# What is needed
Working from the top of the listing below, retype each line through the line containing "import plotly.graph_objects as go", both included, with no pictures.

§ §

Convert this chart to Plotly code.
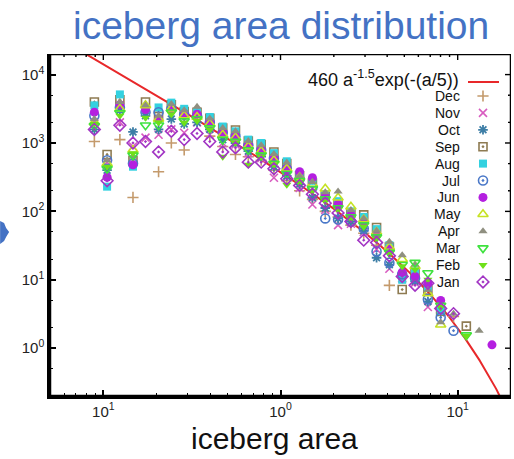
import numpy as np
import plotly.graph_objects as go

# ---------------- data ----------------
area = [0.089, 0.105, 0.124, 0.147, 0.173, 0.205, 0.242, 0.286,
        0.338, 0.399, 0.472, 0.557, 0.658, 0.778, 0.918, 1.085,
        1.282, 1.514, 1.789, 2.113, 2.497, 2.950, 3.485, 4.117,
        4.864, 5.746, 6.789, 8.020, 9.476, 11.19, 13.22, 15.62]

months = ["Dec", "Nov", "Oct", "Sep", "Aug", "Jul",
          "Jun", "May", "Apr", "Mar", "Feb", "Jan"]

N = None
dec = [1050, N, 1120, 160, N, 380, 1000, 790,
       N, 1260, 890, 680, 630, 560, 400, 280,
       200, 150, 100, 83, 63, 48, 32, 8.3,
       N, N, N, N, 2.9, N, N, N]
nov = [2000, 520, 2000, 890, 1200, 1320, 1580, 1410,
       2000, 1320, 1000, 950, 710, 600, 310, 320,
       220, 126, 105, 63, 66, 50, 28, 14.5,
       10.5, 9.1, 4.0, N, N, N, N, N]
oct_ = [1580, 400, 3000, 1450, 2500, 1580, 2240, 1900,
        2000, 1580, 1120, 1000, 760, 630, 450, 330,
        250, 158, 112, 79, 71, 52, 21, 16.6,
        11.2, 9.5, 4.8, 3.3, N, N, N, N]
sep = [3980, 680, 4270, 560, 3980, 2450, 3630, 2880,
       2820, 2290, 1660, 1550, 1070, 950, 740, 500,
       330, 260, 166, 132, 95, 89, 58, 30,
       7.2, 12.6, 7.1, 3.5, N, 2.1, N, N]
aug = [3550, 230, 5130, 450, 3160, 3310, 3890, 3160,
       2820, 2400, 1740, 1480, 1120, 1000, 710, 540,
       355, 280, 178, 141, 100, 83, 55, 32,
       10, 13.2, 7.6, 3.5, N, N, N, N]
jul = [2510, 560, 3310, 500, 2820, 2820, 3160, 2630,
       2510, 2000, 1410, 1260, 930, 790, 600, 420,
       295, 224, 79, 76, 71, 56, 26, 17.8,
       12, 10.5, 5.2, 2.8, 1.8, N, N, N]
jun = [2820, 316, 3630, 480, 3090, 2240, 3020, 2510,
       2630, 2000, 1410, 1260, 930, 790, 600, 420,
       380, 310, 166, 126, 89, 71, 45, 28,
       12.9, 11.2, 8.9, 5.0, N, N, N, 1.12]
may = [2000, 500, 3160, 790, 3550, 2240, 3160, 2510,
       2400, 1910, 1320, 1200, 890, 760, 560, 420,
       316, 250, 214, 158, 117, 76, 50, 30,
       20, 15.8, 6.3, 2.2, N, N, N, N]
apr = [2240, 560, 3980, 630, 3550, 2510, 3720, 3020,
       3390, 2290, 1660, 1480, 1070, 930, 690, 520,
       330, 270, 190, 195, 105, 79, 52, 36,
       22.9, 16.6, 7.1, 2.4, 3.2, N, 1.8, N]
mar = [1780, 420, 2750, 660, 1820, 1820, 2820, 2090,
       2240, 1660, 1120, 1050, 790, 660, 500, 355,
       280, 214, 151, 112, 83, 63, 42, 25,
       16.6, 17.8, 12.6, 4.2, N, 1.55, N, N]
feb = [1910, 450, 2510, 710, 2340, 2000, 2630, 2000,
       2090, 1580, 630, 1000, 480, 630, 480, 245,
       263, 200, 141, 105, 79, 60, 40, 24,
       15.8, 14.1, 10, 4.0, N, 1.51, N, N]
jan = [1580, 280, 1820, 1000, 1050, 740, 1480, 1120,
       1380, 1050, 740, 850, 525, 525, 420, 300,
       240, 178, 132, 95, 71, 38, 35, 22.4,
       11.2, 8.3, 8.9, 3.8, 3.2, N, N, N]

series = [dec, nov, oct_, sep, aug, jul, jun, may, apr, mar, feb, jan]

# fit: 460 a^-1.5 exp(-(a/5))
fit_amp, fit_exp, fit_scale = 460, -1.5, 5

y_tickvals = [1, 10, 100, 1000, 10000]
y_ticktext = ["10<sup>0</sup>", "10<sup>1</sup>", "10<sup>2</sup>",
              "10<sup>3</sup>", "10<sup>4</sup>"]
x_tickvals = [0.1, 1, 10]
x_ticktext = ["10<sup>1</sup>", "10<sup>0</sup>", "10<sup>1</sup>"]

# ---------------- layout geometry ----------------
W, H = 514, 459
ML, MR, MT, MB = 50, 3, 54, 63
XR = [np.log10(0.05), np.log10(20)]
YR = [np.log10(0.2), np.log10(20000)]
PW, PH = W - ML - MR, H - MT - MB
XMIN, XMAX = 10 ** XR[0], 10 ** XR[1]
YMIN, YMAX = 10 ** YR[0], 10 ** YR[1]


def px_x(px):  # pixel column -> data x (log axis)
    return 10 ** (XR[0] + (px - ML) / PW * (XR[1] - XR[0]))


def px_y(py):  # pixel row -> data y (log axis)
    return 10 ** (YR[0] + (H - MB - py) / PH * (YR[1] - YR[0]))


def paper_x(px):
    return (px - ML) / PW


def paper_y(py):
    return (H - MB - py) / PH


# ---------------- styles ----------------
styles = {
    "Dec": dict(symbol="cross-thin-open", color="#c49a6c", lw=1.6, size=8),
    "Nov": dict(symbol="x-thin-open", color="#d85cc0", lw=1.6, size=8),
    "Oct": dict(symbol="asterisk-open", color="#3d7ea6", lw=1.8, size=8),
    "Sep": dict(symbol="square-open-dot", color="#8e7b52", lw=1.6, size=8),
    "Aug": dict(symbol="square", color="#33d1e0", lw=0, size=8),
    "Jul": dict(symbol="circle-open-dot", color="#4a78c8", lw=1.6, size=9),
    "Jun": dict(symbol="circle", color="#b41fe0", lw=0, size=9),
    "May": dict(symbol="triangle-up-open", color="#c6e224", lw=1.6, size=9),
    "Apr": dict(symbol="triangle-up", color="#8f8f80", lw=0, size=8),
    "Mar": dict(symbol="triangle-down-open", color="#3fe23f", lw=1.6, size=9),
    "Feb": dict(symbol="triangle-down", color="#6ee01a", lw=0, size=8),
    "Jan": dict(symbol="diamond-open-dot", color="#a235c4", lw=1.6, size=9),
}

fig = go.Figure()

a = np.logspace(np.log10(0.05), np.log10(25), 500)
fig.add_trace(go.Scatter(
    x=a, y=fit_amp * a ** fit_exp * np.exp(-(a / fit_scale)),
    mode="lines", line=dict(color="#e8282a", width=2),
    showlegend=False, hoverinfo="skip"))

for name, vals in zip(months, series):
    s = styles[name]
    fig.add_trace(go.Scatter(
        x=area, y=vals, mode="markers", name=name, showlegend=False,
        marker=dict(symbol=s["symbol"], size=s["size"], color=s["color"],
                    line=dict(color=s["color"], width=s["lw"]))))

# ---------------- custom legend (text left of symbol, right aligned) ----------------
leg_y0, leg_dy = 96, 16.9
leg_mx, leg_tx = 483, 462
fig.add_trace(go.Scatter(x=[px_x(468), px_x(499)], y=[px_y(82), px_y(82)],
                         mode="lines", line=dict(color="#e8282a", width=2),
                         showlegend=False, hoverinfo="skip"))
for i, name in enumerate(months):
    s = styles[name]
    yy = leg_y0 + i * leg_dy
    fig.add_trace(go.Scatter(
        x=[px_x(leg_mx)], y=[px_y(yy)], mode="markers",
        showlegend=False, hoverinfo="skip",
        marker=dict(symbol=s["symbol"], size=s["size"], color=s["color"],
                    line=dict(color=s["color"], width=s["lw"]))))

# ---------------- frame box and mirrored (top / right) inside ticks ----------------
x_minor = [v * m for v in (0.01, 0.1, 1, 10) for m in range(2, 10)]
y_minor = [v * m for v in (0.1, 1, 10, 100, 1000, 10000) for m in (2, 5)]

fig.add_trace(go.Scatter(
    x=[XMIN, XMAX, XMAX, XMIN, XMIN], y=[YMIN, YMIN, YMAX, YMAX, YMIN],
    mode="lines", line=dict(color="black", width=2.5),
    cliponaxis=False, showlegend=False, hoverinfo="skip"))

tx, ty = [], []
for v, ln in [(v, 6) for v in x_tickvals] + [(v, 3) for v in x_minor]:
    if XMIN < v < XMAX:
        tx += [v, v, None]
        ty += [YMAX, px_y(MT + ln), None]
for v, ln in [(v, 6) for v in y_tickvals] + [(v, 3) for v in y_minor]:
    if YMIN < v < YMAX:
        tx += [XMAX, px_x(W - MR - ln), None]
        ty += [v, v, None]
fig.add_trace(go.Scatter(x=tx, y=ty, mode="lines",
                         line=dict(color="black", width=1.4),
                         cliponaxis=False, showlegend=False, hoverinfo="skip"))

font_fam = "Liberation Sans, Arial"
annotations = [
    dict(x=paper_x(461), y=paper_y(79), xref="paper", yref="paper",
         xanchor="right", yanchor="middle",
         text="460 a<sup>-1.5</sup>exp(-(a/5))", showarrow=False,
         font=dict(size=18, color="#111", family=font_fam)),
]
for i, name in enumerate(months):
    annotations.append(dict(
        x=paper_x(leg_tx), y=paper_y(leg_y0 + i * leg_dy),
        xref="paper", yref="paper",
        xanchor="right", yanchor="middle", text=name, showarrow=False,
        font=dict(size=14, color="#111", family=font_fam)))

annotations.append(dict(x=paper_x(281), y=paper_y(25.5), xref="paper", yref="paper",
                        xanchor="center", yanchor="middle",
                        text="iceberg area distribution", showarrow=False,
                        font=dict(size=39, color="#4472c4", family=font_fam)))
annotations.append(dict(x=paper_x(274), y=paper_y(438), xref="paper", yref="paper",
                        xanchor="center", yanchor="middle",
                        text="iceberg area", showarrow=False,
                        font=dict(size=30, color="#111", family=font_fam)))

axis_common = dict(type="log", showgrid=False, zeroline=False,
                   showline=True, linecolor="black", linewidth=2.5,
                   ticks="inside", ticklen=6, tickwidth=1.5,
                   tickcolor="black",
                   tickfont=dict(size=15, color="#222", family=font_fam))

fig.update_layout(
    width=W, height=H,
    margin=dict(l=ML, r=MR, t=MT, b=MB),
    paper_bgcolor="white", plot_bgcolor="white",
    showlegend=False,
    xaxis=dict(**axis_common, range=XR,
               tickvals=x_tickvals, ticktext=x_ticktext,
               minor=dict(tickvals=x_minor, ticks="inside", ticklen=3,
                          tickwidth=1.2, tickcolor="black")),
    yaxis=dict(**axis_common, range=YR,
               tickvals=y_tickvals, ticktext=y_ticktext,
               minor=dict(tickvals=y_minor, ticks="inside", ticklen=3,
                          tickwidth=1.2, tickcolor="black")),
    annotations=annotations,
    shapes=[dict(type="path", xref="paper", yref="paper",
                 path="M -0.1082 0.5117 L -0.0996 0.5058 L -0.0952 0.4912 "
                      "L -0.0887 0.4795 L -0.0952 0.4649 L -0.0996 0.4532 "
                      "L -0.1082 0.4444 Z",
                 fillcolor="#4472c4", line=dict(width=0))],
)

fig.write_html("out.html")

§ §

# Exercise output
Convert this chart to Plotly code.
import numpy as np
import plotly.graph_objects as go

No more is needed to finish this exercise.